## Set problem
Omit all images. Transcribe the rest of the material below exactly.

## Source material

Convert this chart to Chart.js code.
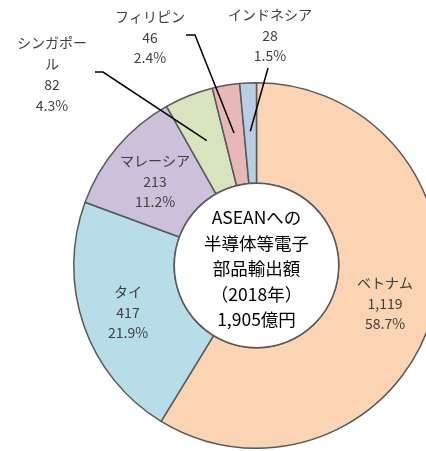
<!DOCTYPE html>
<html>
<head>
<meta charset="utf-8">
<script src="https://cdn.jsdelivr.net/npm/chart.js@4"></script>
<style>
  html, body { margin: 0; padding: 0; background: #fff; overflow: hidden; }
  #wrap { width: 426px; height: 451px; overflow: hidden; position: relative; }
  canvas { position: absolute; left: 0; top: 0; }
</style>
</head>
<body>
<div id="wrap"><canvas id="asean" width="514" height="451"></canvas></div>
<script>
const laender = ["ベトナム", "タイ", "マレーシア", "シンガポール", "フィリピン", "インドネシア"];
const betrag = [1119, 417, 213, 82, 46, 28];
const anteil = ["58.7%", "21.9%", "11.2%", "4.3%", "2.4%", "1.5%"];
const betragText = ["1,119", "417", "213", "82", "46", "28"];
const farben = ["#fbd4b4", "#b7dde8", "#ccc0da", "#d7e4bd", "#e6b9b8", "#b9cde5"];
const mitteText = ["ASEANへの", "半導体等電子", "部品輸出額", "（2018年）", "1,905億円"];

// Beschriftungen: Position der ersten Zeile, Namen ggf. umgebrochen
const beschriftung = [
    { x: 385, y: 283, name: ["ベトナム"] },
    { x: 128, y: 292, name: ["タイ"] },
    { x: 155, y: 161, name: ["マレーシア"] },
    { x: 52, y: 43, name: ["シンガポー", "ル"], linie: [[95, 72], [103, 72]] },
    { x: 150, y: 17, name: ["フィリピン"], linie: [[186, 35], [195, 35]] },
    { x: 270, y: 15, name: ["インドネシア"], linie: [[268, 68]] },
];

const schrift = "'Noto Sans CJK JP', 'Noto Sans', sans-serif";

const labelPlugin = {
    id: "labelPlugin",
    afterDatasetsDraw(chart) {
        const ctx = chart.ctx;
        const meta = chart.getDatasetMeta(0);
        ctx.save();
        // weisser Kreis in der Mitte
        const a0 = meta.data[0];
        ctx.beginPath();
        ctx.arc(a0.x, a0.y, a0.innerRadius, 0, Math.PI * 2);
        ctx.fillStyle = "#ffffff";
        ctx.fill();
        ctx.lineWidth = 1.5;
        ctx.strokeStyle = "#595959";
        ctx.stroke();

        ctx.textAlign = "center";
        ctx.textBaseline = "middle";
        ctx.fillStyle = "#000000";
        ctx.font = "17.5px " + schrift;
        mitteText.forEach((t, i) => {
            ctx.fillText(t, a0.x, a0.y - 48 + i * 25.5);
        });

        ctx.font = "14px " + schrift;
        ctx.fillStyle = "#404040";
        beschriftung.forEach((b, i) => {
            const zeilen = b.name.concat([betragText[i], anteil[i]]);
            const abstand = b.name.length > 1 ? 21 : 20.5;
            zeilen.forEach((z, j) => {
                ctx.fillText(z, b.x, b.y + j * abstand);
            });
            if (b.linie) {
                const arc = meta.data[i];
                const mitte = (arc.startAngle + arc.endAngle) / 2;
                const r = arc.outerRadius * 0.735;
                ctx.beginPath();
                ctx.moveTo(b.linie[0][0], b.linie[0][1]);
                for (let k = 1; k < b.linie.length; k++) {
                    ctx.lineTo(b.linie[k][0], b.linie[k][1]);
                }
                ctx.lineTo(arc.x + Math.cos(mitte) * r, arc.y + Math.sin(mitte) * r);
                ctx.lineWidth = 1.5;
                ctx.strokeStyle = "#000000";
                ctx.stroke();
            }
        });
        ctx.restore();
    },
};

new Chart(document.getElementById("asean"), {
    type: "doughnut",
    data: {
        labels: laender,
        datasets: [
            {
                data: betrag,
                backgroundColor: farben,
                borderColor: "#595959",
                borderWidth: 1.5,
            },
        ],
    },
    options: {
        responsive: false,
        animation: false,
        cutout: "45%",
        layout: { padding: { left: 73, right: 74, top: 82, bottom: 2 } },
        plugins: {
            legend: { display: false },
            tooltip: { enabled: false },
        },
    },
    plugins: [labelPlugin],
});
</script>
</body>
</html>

## Result
Convert this chart to Chart.js code.
<!DOCTYPE html>
<html>
<head>
<meta charset="utf-8">
<script src="https://cdn.jsdelivr.net/npm/chart.js@4"></script>
<style>
  html, body { margin: 0; padding: 0; background: #fff; overflow: hidden; }
  #wrap { width: 426px; height: 451px; overflow: hidden; position: relative; }
  canvas { position: absolute; left: 0; top: 0; }
</style>
</head>
<body>
<div id="wrap"><canvas id="asean" width="514" height="451"></canvas></div>
<script>
const laender = ["ベトナム", "タイ", "マレーシア", "シンガポール", "フィリピン", "インドネシア"];
const betrag = [1119, 417, 213, 82, 46, 28];
const anteil = ["58.7%", "21.9%", "11.2%", "4.3%", "2.4%", "1.5%"];
const betragText = ["1,119", "417", "213", "82", "46", "28"];
const farben = ["#fbd4b4", "#b7dde8", "#ccc0da", "#d7e4bd", "#e6b9b8", "#b9cde5"];
const mitteText = ["ASEANへの", "半導体等電子", "部品輸出額", "（2018年）", "1,905億円"];

// Beschriftungen: Position der ersten Zeile, Namen ggf. umgebrochen
const beschriftung = [
    { x: 385, y: 283, name: ["ベトナム"] },
    { x: 128, y: 292, name: ["タイ"] },
    { x: 155, y: 161, name: ["マレーシア"] },
    { x: 52, y: 43, name: ["シンガポー", "ル"], linie: [[95, 72], [103, 72]] },
    { x: 150, y: 17, name: ["フィリピン"], linie: [[186, 35], [195, 35]] },
    { x: 270, y: 15, name: ["インドネシア"], linie: [[268, 68]] },
];

const schrift = "'Noto Sans CJK JP', 'Noto Sans', sans-serif";

const labelPlugin = {
    id: "labelPlugin",
    afterDatasetsDraw(chart) {
        const ctx = chart.ctx;
        const meta = chart.getDatasetMeta(0);
        ctx.save();
        // weisser Kreis in der Mitte
        const a0 = meta.data[0];
        ctx.beginPath();
        ctx.arc(a0.x, a0.y, a0.innerRadius, 0, Math.PI * 2);
        ctx.fillStyle = "#ffffff";
        ctx.fill();
        ctx.lineWidth = 1.5;
        ctx.strokeStyle = "#595959";
        ctx.stroke();

        ctx.textAlign = "center";
        ctx.textBaseline = "middle";
        ctx.fillStyle = "#000000";
        ctx.font = "17.5px " + schrift;
        mitteText.forEach((t, i) => {
            ctx.fillText(t, a0.x, a0.y - 48 + i * 25.5);
        });

        ctx.font = "14px " + schrift;
        ctx.fillStyle = "#404040";
        beschriftung.forEach((b, i) => {
            const zeilen = b.name.concat([betragText[i], anteil[i]]);
            const abstand = b.name.length > 1 ? 21 : 20.5;
            zeilen.forEach((z, j) => {
                ctx.fillText(z, b.x, b.y + j * abstand);
            });
            if (b.linie) {
                const arc = meta.data[i];
                const mitte = (arc.startAngle + arc.endAngle) / 2;
                const r = arc.outerRadius * 0.735;
                ctx.beginPath();
                ctx.moveTo(b.linie[0][0], b.linie[0][1]);
                for (let k = 1; k < b.linie.length; k++) {
                    ctx.lineTo(b.linie[k][0], b.linie[k][1]);
                }
                ctx.lineTo(arc.x + Math.cos(mitte) * r, arc.y + Math.sin(mitte) * r);
                ctx.lineWidth = 1.5;
                ctx.strokeStyle = "#000000";
                ctx.stroke();
            }
        });
        ctx.restore();
    },
};

new Chart(document.getElementById("asean"), {
    type: "doughnut",
    data: {
        labels: laender,
        datasets: [
            {
                data: betrag,
                backgroundColor: farben,
                borderColor: "#595959",
                borderWidth: 1.5,
            },
        ],
    },
    options: {
        responsive: false,
        animation: false,
        cutout: "45%",
        layout: { padding: { left: 73, right: 74, top: 82, bottom: 2 } },
        plugins: {
            legend: { display: false },
            tooltip: { enabled: false },
        },
    },
    plugins: [labelPlugin],
});
</script>
</body>
</html>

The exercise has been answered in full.